--- Begin Data section ---

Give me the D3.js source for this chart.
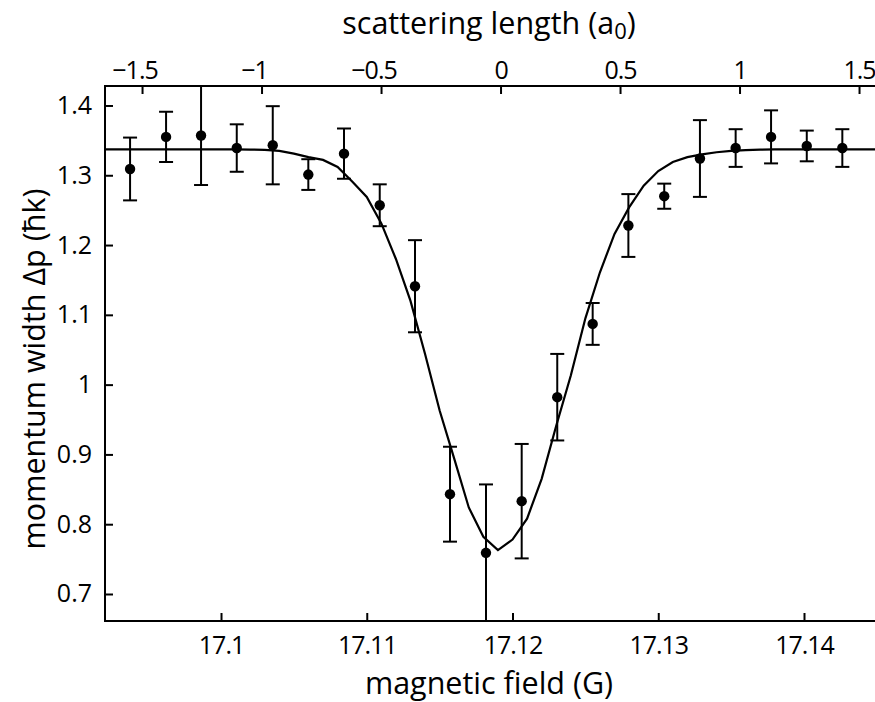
<!DOCTYPE html>
<html>
<head>
<meta charset="utf-8">
<script src="https://cdn.jsdelivr.net/npm/d3@7"></script>
<style>
  body { margin: 0; background: #fff; }
  svg { display: block; }
  .tick text { font-family: "Open Sans", sans-serif; font-size: 25px; fill: #000; }
  .x-axis .tick text { letter-spacing: -1px; }
  .tick line { stroke: #000; stroke-width: 2px; }
  .label { font-family: "Open Sans", sans-serif; font-size: 30.5px; fill: #000; }
</style>
</head>
<body>
<svg id="chart" width="875" height="702"></svg>
<script>
// measured points: magnetic field (G), momentum width (hbar k), error half-width
var field = [17.09376, 17.09623, 17.09863, 17.10108, 17.10355, 17.10599, 17.10844,
             17.11089, 17.11331, 17.11571, 17.11818, 17.12063, 17.12307, 17.12550,
             17.12795, 17.13041, 17.13286, 17.13531, 17.13774, 17.14019, 17.14263];
var width = [1.309, 1.355, 1.357, 1.339, 1.343, 1.301, 1.331,
             1.257, 1.141, 0.843, 0.759, 0.833, 0.982, 1.087,
             1.228, 1.270, 1.324, 1.339, 1.355, 1.342, 1.339];
var err   = [0.045, 0.036, 0.071, 0.034, 0.056, 0.022, 0.036,
             0.030, 0.066, 0.068, 0.098, 0.082, 0.062, 0.030,
             0.045, 0.018, 0.055, 0.027, 0.038, 0.022, 0.027];

// fit curve at 1 mG steps
var fitField = [17.092, 17.093, 17.094, 17.095, 17.096, 17.097, 17.098, 17.099,
                17.100, 17.101, 17.102, 17.103, 17.104, 17.105, 17.106, 17.107,
                17.108, 17.109, 17.110, 17.111, 17.112, 17.113, 17.114, 17.115,
                17.116, 17.117, 17.118, 17.119, 17.120, 17.121, 17.122, 17.123,
                17.124, 17.125, 17.126, 17.127, 17.128, 17.129, 17.130, 17.131,
                17.132, 17.133, 17.134, 17.135, 17.136, 17.137, 17.138, 17.139,
                17.140, 17.141, 17.142, 17.143, 17.144, 17.145];
var fitWidth = [1.337, 1.337, 1.337, 1.337, 1.337, 1.337, 1.337, 1.337,
                1.337, 1.337, 1.3368, 1.3365, 1.335, 1.331, 1.326, 1.322,
                1.312, 1.291, 1.269, 1.231, 1.180, 1.120, 1.044, 0.963,
                0.894, 0.824, 0.782, 0.763, 0.778, 0.808, 0.865, 0.941,
                1.013, 1.095, 1.161, 1.216, 1.254, 1.285, 1.306, 1.319,
                1.326, 1.330, 1.333, 1.335, 1.336, 1.3366, 1.337, 1.337,
                1.337, 1.337, 1.337, 1.337, 1.337, 1.337];

var fieldTicks = [17.1, 17.11, 17.12, 17.13, 17.14];
var lengthTicks = [-1.5, -1, -0.5, 0, 0.5, 1, 1.5];
var widthTicks = [0.7, 0.8, 0.9, 1, 1.1, 1.2, 1.3, 1.4];

var margin = {left: 105, top: 86, right: 876, bottom: 621};

var svg = d3.select('#chart');

var x = d3.scaleLinear().domain([17.09204, 17.14494]).range([margin.left, margin.right]);
var xTop = d3.scaleLinear().domain([-1.655, 1.571]).range([margin.left, margin.right]);
var y = d3.scaleLinear().domain([0.6613, 1.4279]).range([margin.bottom, margin.top]);

svg.append('clipPath').attr('id', 'plot-clip')
    .append('rect')
    .attr('x', margin.left).attr('y', margin.top)
    .attr('width', margin.right - margin.left)
    .attr('height', margin.bottom - margin.top);

// axes, ticks pointing inward
var bottomAxis = svg.append('g').attr('class', 'x-axis')
    .attr('transform', 'translate(0,' + margin.bottom + ')')
    .call(d3.axisBottom(x).tickValues(fieldTicks).tickFormat(d => String(d))
        .tickSize(-8).tickPadding(15));
var topAxis = svg.append('g').attr('class', 'x-axis')
    .attr('transform', 'translate(0,' + margin.top + ')')
    .call(d3.axisTop(xTop).tickValues(lengthTicks)
        .tickFormat(d => d < 0 ? '\u2212' + Math.abs(d) : String(d))
        .tickSize(-8).tickPadding(7));
// minus sign hangs left of the number
topAxis.selectAll('.tick text').attr('dx', d => d < 0 ? '-0.3em' : 0);
var leftAxis = svg.append('g')
    .attr('transform', 'translate(' + margin.left + ',0)')
    .call(d3.axisLeft(y).tickValues(widthTicks).tickFormat(d => String(d))
        .tickSize(-8).tickPadding(13));
[bottomAxis, topAxis, leftAxis].forEach(function (g) {
    g.select('.domain').remove();
});

// frame
svg.append('rect')
    .attr('x', margin.left).attr('y', margin.top)
    .attr('width', margin.right - margin.left)
    .attr('height', margin.bottom - margin.top)
    .attr('fill', 'none').attr('stroke', '#000').attr('stroke-width', 2);

var plot = svg.append('g').attr('clip-path', 'url(#plot-clip)');

// fit line
var line = d3.line()
    .x(function (d, i) { return x(fitField[i]); })
    .y(function (d) { return y(d); });
plot.append('path')
    .datum(fitWidth)
    .attr('d', line)
    .attr('fill', 'none')
    .attr('stroke', '#000')
    .attr('stroke-width', 2.2);

// error bars
var pts = field.map(function (f, i) { return {f: f, w: width[i], e: err[i]}; });
var bars = plot.selectAll('.err').data(pts).enter().append('g').attr('class', 'err')
    .attr('stroke', '#000').attr('stroke-width', 2);
bars.append('line')
    .attr('x1', d => x(d.f)).attr('x2', d => x(d.f))
    .attr('y1', d => y(d.w - d.e)).attr('y2', d => y(d.w + d.e));
bars.append('line')
    .attr('x1', d => x(d.f) - 7).attr('x2', d => x(d.f) + 7)
    .attr('y1', d => y(d.w + d.e)).attr('y2', d => y(d.w + d.e));
bars.append('line')
    .attr('x1', d => x(d.f) - 7).attr('x2', d => x(d.f) + 7)
    .attr('y1', d => y(d.w - d.e)).attr('y2', d => y(d.w - d.e));

plot.selectAll('circle').data(pts).enter().append('circle')
    .attr('cx', d => x(d.f))
    .attr('cy', d => y(d.w))
    .attr('r', 5.2)
    .attr('fill', '#000');

// axis titles
svg.append('text').attr('class', 'label')
    .attr('x', 489).attr('y', 694)
    .attr('font-size', '31.5px')
    .attr('text-anchor', 'middle')
    .text('magnetic field (G)');

var title = svg.append('text').attr('class', 'label')
    .attr('x', 489).attr('y', 34)
    .attr('font-size', '32.5px')
    .attr('text-anchor', 'middle');
title.append('tspan').text('scattering length (a');
title.append('tspan').attr('font-size', '22px').attr('dy', 5).text('0');
title.append('tspan').attr('dy', -5).text(')');

svg.append('text').attr('class', 'label')
    .attr('transform', 'translate(45,369) rotate(-90)')
    .attr('text-anchor', 'middle')
    .text('momentum width \u0394p (\u0127k)');
</script>
</body>
</html>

--- End Data section ---

> Instructions to follow: Give every line above again exactly, with no pictures.

> Reply:
Give me the D3.js source for this chart.
<!DOCTYPE html>
<html>
<head>
<meta charset="utf-8">
<script src="https://cdn.jsdelivr.net/npm/d3@7"></script>
<style>
  body { margin: 0; background: #fff; }
  svg { display: block; }
  .tick text { font-family: "Open Sans", sans-serif; font-size: 25px; fill: #000; }
  .x-axis .tick text { letter-spacing: -1px; }
  .tick line { stroke: #000; stroke-width: 2px; }
  .label { font-family: "Open Sans", sans-serif; font-size: 30.5px; fill: #000; }
</style>
</head>
<body>
<svg id="chart" width="875" height="702"></svg>
<script>
// measured points: magnetic field (G), momentum width (hbar k), error half-width
var field = [17.09376, 17.09623, 17.09863, 17.10108, 17.10355, 17.10599, 17.10844,
             17.11089, 17.11331, 17.11571, 17.11818, 17.12063, 17.12307, 17.12550,
             17.12795, 17.13041, 17.13286, 17.13531, 17.13774, 17.14019, 17.14263];
var width = [1.309, 1.355, 1.357, 1.339, 1.343, 1.301, 1.331,
             1.257, 1.141, 0.843, 0.759, 0.833, 0.982, 1.087,
             1.228, 1.270, 1.324, 1.339, 1.355, 1.342, 1.339];
var err   = [0.045, 0.036, 0.071, 0.034, 0.056, 0.022, 0.036,
             0.030, 0.066, 0.068, 0.098, 0.082, 0.062, 0.030,
             0.045, 0.018, 0.055, 0.027, 0.038, 0.022, 0.027];

// fit curve at 1 mG steps
var fitField = [17.092, 17.093, 17.094, 17.095, 17.096, 17.097, 17.098, 17.099,
                17.100, 17.101, 17.102, 17.103, 17.104, 17.105, 17.106, 17.107,
                17.108, 17.109, 17.110, 17.111, 17.112, 17.113, 17.114, 17.115,
                17.116, 17.117, 17.118, 17.119, 17.120, 17.121, 17.122, 17.123,
                17.124, 17.125, 17.126, 17.127, 17.128, 17.129, 17.130, 17.131,
                17.132, 17.133, 17.134, 17.135, 17.136, 17.137, 17.138, 17.139,
                17.140, 17.141, 17.142, 17.143, 17.144, 17.145];
var fitWidth = [1.337, 1.337, 1.337, 1.337, 1.337, 1.337, 1.337, 1.337,
                1.337, 1.337, 1.3368, 1.3365, 1.335, 1.331, 1.326, 1.322,
                1.312, 1.291, 1.269, 1.231, 1.180, 1.120, 1.044, 0.963,
                0.894, 0.824, 0.782, 0.763, 0.778, 0.808, 0.865, 0.941,
                1.013, 1.095, 1.161, 1.216, 1.254, 1.285, 1.306, 1.319,
                1.326, 1.330, 1.333, 1.335, 1.336, 1.3366, 1.337, 1.337,
                1.337, 1.337, 1.337, 1.337, 1.337, 1.337];

var fieldTicks = [17.1, 17.11, 17.12, 17.13, 17.14];
var lengthTicks = [-1.5, -1, -0.5, 0, 0.5, 1, 1.5];
var widthTicks = [0.7, 0.8, 0.9, 1, 1.1, 1.2, 1.3, 1.4];

var margin = {left: 105, top: 86, right: 876, bottom: 621};

var svg = d3.select('#chart');

var x = d3.scaleLinear().domain([17.09204, 17.14494]).range([margin.left, margin.right]);
var xTop = d3.scaleLinear().domain([-1.655, 1.571]).range([margin.left, margin.right]);
var y = d3.scaleLinear().domain([0.6613, 1.4279]).range([margin.bottom, margin.top]);

svg.append('clipPath').attr('id', 'plot-clip')
    .append('rect')
    .attr('x', margin.left).attr('y', margin.top)
    .attr('width', margin.right - margin.left)
    .attr('height', margin.bottom - margin.top);

// axes, ticks pointing inward
var bottomAxis = svg.append('g').attr('class', 'x-axis')
    .attr('transform', 'translate(0,' + margin.bottom + ')')
    .call(d3.axisBottom(x).tickValues(fieldTicks).tickFormat(d => String(d))
        .tickSize(-8).tickPadding(15));
var topAxis = svg.append('g').attr('class', 'x-axis')
    .attr('transform', 'translate(0,' + margin.top + ')')
    .call(d3.axisTop(xTop).tickValues(lengthTicks)
        .tickFormat(d => d < 0 ? '\u2212' + Math.abs(d) : String(d))
        .tickSize(-8).tickPadding(7));
// minus sign hangs left of the number
topAxis.selectAll('.tick text').attr('dx', d => d < 0 ? '-0.3em' : 0);
var leftAxis = svg.append('g')
    .attr('transform', 'translate(' + margin.left + ',0)')
    .call(d3.axisLeft(y).tickValues(widthTicks).tickFormat(d => String(d))
        .tickSize(-8).tickPadding(13));
[bottomAxis, topAxis, leftAxis].forEach(function (g) {
    g.select('.domain').remove();
});

// frame
svg.append('rect')
    .attr('x', margin.left).attr('y', margin.top)
    .attr('width', margin.right - margin.left)
    .attr('height', margin.bottom - margin.top)
    .attr('fill', 'none').attr('stroke', '#000').attr('stroke-width', 2);

var plot = svg.append('g').attr('clip-path', 'url(#plot-clip)');

// fit line
var line = d3.line()
    .x(function (d, i) { return x(fitField[i]); })
    .y(function (d) { return y(d); });
plot.append('path')
    .datum(fitWidth)
    .attr('d', line)
    .attr('fill', 'none')
    .attr('stroke', '#000')
    .attr('stroke-width', 2.2);

// error bars
var pts = field.map(function (f, i) { return {f: f, w: width[i], e: err[i]}; });
var bars = plot.selectAll('.err').data(pts).enter().append('g').attr('class', 'err')
    .attr('stroke', '#000').attr('stroke-width', 2);
bars.append('line')
    .attr('x1', d => x(d.f)).attr('x2', d => x(d.f))
    .attr('y1', d => y(d.w - d.e)).attr('y2', d => y(d.w + d.e));
bars.append('line')
    .attr('x1', d => x(d.f) - 7).attr('x2', d => x(d.f) + 7)
    .attr('y1', d => y(d.w + d.e)).attr('y2', d => y(d.w + d.e));
bars.append('line')
    .attr('x1', d => x(d.f) - 7).attr('x2', d => x(d.f) + 7)
    .attr('y1', d => y(d.w - d.e)).attr('y2', d => y(d.w - d.e));

plot.selectAll('circle').data(pts).enter().append('circle')
    .attr('cx', d => x(d.f))
    .attr('cy', d => y(d.w))
    .attr('r', 5.2)
    .attr('fill', '#000');

// axis titles
svg.append('text').attr('class', 'label')
    .attr('x', 489).attr('y', 694)
    .attr('font-size', '31.5px')
    .attr('text-anchor', 'middle')
    .text('magnetic field (G)');

var title = svg.append('text').attr('class', 'label')
    .attr('x', 489).attr('y', 34)
    .attr('font-size', '32.5px')
    .attr('text-anchor', 'middle');
title.append('tspan').text('scattering length (a');
title.append('tspan').attr('font-size', '22px').attr('dy', 5).text('0');
title.append('tspan').attr('dy', -5).text(')');

svg.append('text').attr('class', 'label')
    .attr('transform', 'translate(45,369) rotate(-90)')
    .attr('text-anchor', 'middle')
    .text('momentum width \u0394p (\u0127k)');
</script>
</body>
</html>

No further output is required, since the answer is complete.